Pop-up spaces are springing up like mushrooms after the rain. Both small and large-scale entrepreneurs are making use of this opportunity to promote their products in a targeted manner for a short period. Nomadic, dynamic and temporary, pop-up spaces are in vogue.

For a long time, Berlin was a real-estate paradise with cheap rents. Many artists, gallery owners, curators and other cultural producers moved to the German capital to take advantage of the city’s large and inexpensive spaces. But these times have past, gentrification has arrived in Berlin as well: Urban districts are upgraded by conversion and renovations, rents are rising and more prosperous population displaces the original inhabitants. It is within this context that so called pop-up spaces, which are used for a certain length of time and for a variety of events, such as exotic food tastings or cooking courses, are currently arising. There are pop-up stores of young designers or fashion labels with one-of-a-kind articles, but also pop-up art galleries. Pop-up is thus primarily a new business model. Above all, it offers small businesses an opportunity to reach the public with their products and promote them.

Self-promotion – a long-standing Berlin tradition

Self-promotion strategies look back on a long tradition in Berlin. As early as 1964 a group of sixteen painters founded the “self-help gallery” Großgörschen 35 in Berlin-Schöneberg. This producers’ gallery, organised by artists, housed exhibitions until 1968 and above all sought to present young art to the public. The involved artists took care of the rent and the organisation of the exhibitions, including press and PR, and was thereby able to save on further procurement costs.

Since the mid-2000s, a number of new producers’ galleries were founded in Berlin-Mitte; in the Brunnenstraße and its neighbourhood – areas once known for buildings occupied by squatter movements and illegal celler pubs. Young artists, who wished to establish themselves on the market opened their own galleries. Some of them were even able, in addition to the gallery rent, to pay for their own gallerists.
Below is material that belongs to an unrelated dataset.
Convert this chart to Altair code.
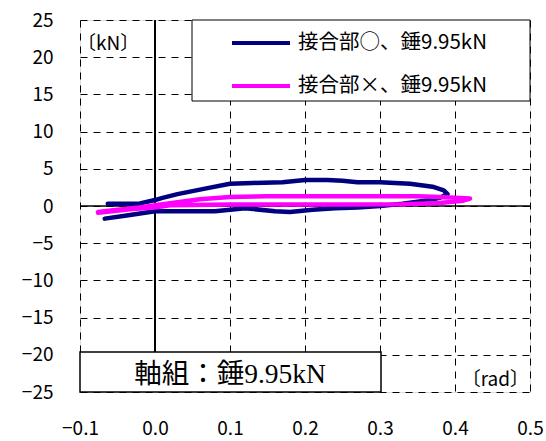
import altair as alt
import pandas as pd

# Load–rotation loops (rotation angle in rad, load in kN)
series_names = ["接合部○、錘9.95kN", "接合部×、錘9.95kN"]
series_colors = ["#000080", "#FF00FF"]

joint_on_x = [-0.063, -0.04, -0.02, 0.0, 0.01, 0.03, 0.05, 0.07, 0.10, 0.13, 0.17,
              0.20, 0.23, 0.25, 0.27, 0.30, 0.34, 0.37, 0.385, 0.39, 0.38, 0.36,
              0.33, 0.30, 0.27, 0.24, 0.21, 0.18, 0.16, 0.12, 0.10, 0.08, 0.04,
              0.0, -0.02, -0.04, -0.067]
joint_on_y = [0.3, 0.3, 0.35, 0.8, 1.1, 1.6, 2.0, 2.4, 3.0, 3.1, 3.2,
              3.5, 3.5, 3.4, 3.2, 3.2, 3.0, 2.6, 2.1, 1.6, 1.1, 0.7,
              0.3, 0.0, -0.2, -0.3, -0.5, -0.8, -0.7, -0.3, -0.5, -0.7, -0.7,
              -0.7, -1.0, -1.3, -1.7]

joint_off_x = [-0.076, -0.05, -0.02, 0.0, 0.03, 0.06, 0.10, 0.15, 0.20, 0.25, 0.30,
               0.35, 0.38, 0.40, 0.42, 0.41, 0.38, 0.33, 0.25, 0.18, 0.10, 0.05,
               0.02, 0.0, -0.03, -0.076]
joint_off_y = [-0.8, -0.5, -0.2, 0.1, 0.5, 0.9, 1.2, 1.3, 1.3, 1.3, 1.3,
               1.3, 1.2, 1.1, 1.0, 0.7, 0.4, 0.25, 0.2, 0.2, 0.2, 0.15,
               0.1, -0.2, -0.4, -0.9]

x_ticks = [-0.1, 0.0, 0.1, 0.2, 0.3, 0.4, 0.5]
y_ticks = [-25, -20, -15, -10, -5, 0, 5, 10, 15, 20, 25]

rows = []
for name, xs, ys in [(series_names[0], joint_on_x, joint_on_y),
                     (series_names[1], joint_off_x, joint_off_y)]:
    for i, (xv, yv) in enumerate(zip(xs, ys)):
        rows.append({"series": name, "rad": xv, "kN": yv, "step": i})
df = pd.DataFrame(rows)

# Solid zero axes drawn as data rules
zero_axes = pd.DataFrame({"x0": [0.0], "x1": [0.0], "y0": [-25.0], "y1": [25.0]})
zero_axes_h = pd.DataFrame({"x0": [-0.1], "x1": [0.5], "y0": [0.0], "y1": [0.0]})
one = pd.DataFrame({"k": [0]})  # single row for annotation layers

SANS = "Noto Sans CJK JP"

x_scale = alt.Scale(domain=[-0.1, 0.5], nice=False, zero=False)
y_scale = alt.Scale(domain=[-25, 25], nice=False, zero=False)

x_axis = alt.Axis(values=x_ticks, format=".1f", title=None, ticks=False, domain=False,
                  grid=True, gridColor="#000000", gridDash=[7, 6], gridWidth=1,
                  labelFont=SANS, labelFontSize=19, labelColor="#000000",
                  labelPadding=27, labelFlush=False, labelOverlap=False)
y_axis = alt.Axis(values=y_ticks, format="d", title=None, ticks=False, domain=False,
                  grid=True, gridColor="#000000", gridDash=[7, 6], gridWidth=1,
                  labelFont=SANS, labelFontSize=19, labelColor="#000000",
                  labelPadding=27, labelFlush=False, labelOverlap=False)

base = alt.Chart(df)

grid = base.mark_point(opacity=0).encode(
    x=alt.X("rad:Q", scale=x_scale, axis=x_axis),
    y=alt.Y("kN:Q", scale=y_scale, axis=y_axis),
)

zero_v = alt.Chart(zero_axes).mark_rule(color="#000000", strokeWidth=2).encode(
    x=alt.X("x0:Q", scale=x_scale, axis=x_axis),
    y=alt.Y("y0:Q", scale=y_scale, axis=y_axis),
    y2="y1:Q",
)
zero_h = alt.Chart(zero_axes_h).mark_rule(color="#000000", strokeWidth=1.5).encode(
    x=alt.X("x0:Q", scale=x_scale, axis=x_axis),
    x2="x1:Q",
    y=alt.Y("y0:Q", scale=y_scale, axis=y_axis),
)

lines = base.mark_line(strokeWidth=4.5, strokeJoin="round", strokeCap="round").encode(
    x=alt.X("rad:Q", scale=x_scale, axis=x_axis),
    y=alt.Y("kN:Q", scale=y_scale, axis=y_axis),
    color=alt.Color(
        "series:N",
        scale=alt.Scale(domain=series_names, range=series_colors),
        sort=series_names,
        legend=alt.Legend(
            title=None, orient="none", legendX=150, legendY=-8,
            symbolType="stroke", symbolSize=3364, symbolStrokeWidth=4,
            labelFont=SANS, labelFontSize=20.5, labelColor="#000000",
            labelOffset=6, labelLimit=400, rowPadding=1, padding=0,
        ),
    ),
    order="step:Q",
)

legend_box = alt.Chart(one).mark_rect(fill="#FFFFFF", stroke="#000000", strokeWidth=1).encode(
    x=alt.value(112), x2=alt.value(450), y=alt.value(0), y2=alt.value(81)
)

caption_box = alt.Chart(one).mark_rect(fill="#FFFFFF", stroke="#000000", strokeWidth=1.5).encode(
    x=alt.value(0), x2=alt.value(301), y=alt.value(332), y2=alt.value(372)
)
caption = alt.Chart(one).mark_text(
    text="軸組：錘9.95kN", font="Liberation Serif, Noto Sans CJK JP", fontSize=27.5,
    fontWeight="normal", color="#000000", align="center", baseline="middle"
).encode(x=alt.value(150), y=alt.value(355))

unit_kn = alt.Chart(one).mark_text(
    text="〔kN〕", font=SANS, fontSize=19, fontWeight="normal", color="#000000",
    align="left", baseline="middle"
).encode(x=alt.value(-3), y=alt.value(24))
unit_rad = alt.Chart(one).mark_text(
    text="〔rad〕", font=SANS, fontSize=19, fontWeight="normal", color="#000000",
    align="right", baseline="middle"
).encode(x=alt.value(449), y=alt.value(360))

chart = alt.layer(
    grid, zero_v, zero_h, lines, legend_box, caption_box, caption, unit_kn, unit_rad
).properties(
    width=450, height=372,
    autosize=alt.AutoSizeParams(type="none"),
    padding={"left": 80, "top": 20, "right": 16, "bottom": 49},
).configure_view(
    stroke="#000000", strokeWidth=1
).configure_axis(
    labelOverlap=False
).configure(background="#FFFFFF")

chart.save("out.html", embed_options={"renderer": "svg", "actions": False})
30 years JWD, group show, opening 2014
30 years JWD, group show, opening 2014 | Photo: Mario Margani

Interim use of vacant spaces

Interim use is a further form of self-promotion of cultural producers using temporarily vacant spaces. Generally, it is supported by government funds and managed by the city. Vacant commercial surfaces are activated, but also flats that are about to be renovated are made available to artists at a low cost. The artists frequently only pay the operating costs, while in the case of interim use agencies or district administrations take over the rent.
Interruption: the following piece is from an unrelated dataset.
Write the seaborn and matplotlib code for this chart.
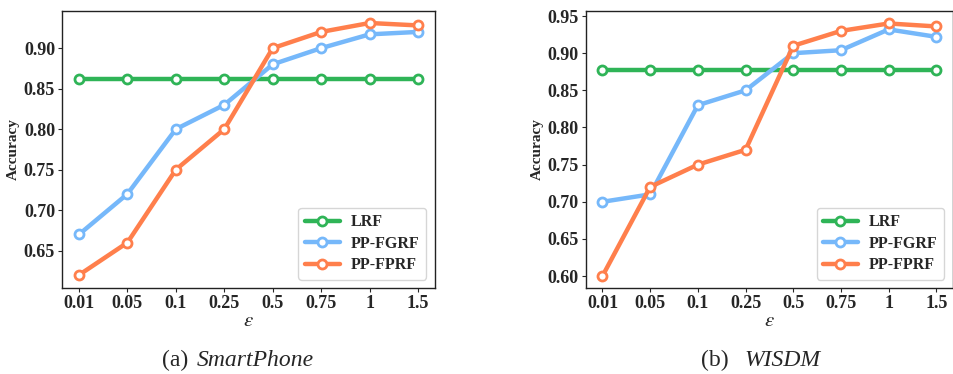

This model is very widespread in Berlin, not only in the city centre, but also in outlying districts. An example is the project space JWD, which “has arisen in Hohenschönhausen as an interim workshop space for exhibitions, course offerings and other projects. JWD stands for ‘janz weit draußen,’ Berlin dialect for ‘peripheral suburb’”, thus Mario Margani, one of the project space’s co-founders. The artists’ group made innovative use of the site with a variety of events from January 2014 until March 2015. Here, making money was not the primary focus, but rather experimentation with the space and offering an art venue for the neighbouring community. The space of the housing association HOWOGE was offered to students of the Berlin-Weißensee School of Art and Design through a announcement.

Pop-up as business model

Essentially, the concept of “pop-up” just means an interim use that can last one day or several months. What is new is the business model, which particularly aims at enabling commercial purposes. There are even online offers that function in a way similar to virtual marketplaces for booking and renting accommodations.
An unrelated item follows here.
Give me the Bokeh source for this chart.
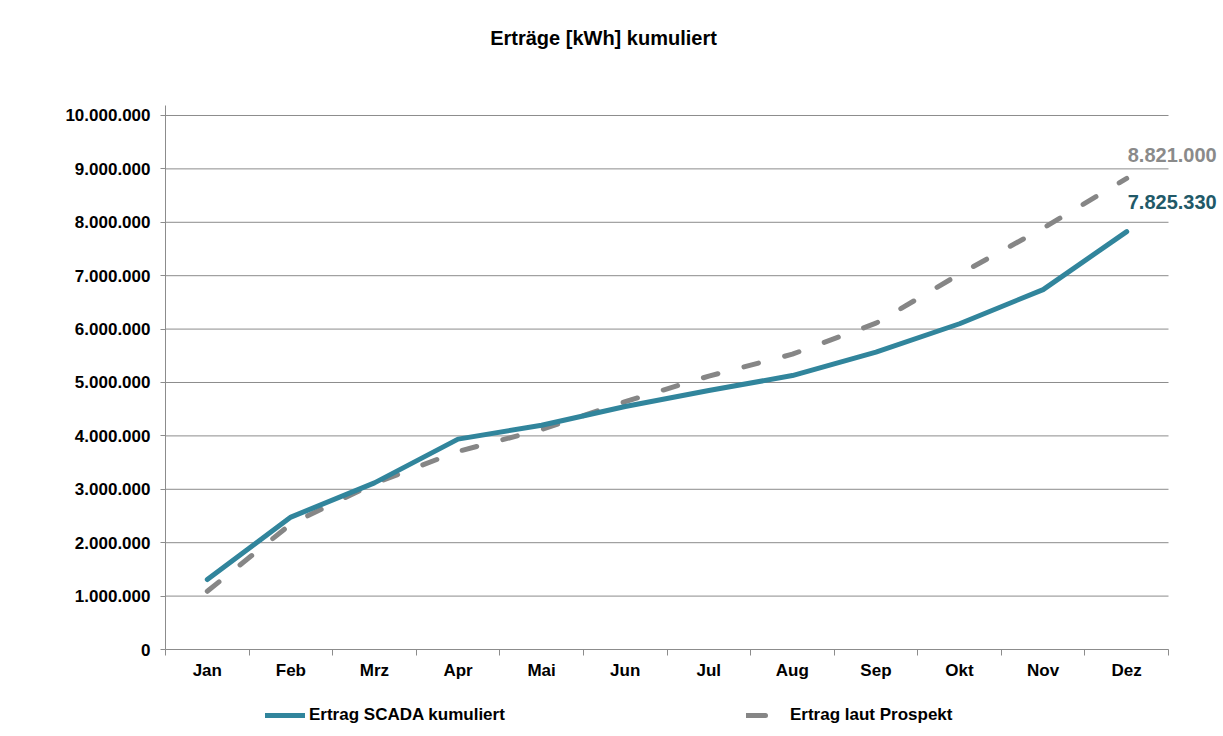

The pop-up concept is very widespread in other cities such as Hamburg. In 2015 the first pop-up festival, the “Lädenfestival popup,” was held in the district of Wilhelmsburg. Launched in 2013, the “Producers Art Fair P/ART,” is held each year at a different location. It facilitates direct contact between artists and collectors and frees the artists from both the institutional framework of a commercial gallery as well as dependency on its procurement channels.

From April 2013 until June 2016, the “Hamburg Kreativ Gesellschaft”, an agency for the promotion of the creative economy initiated and founded by the municipality, is making pop-up spaces available at very inexpensive rents. For the vacant commercial spaces, so called actors in the creative economy have to go through an application process. They can then use the spaces from one to four weeks for 25,00 Euros per week.

Back to Berlin. Here, spaces in need of renovation continue to be attractive as event venues. Damaged walls, protruding cables and pipes adorn the artworks of the pop-up gallery Shaping Clouds, which opened its first exhibition in Neukölln in March 2016. They can be seen for three months, then the space will finally be renovated. It will be interesting to see where this creative cloud will go next.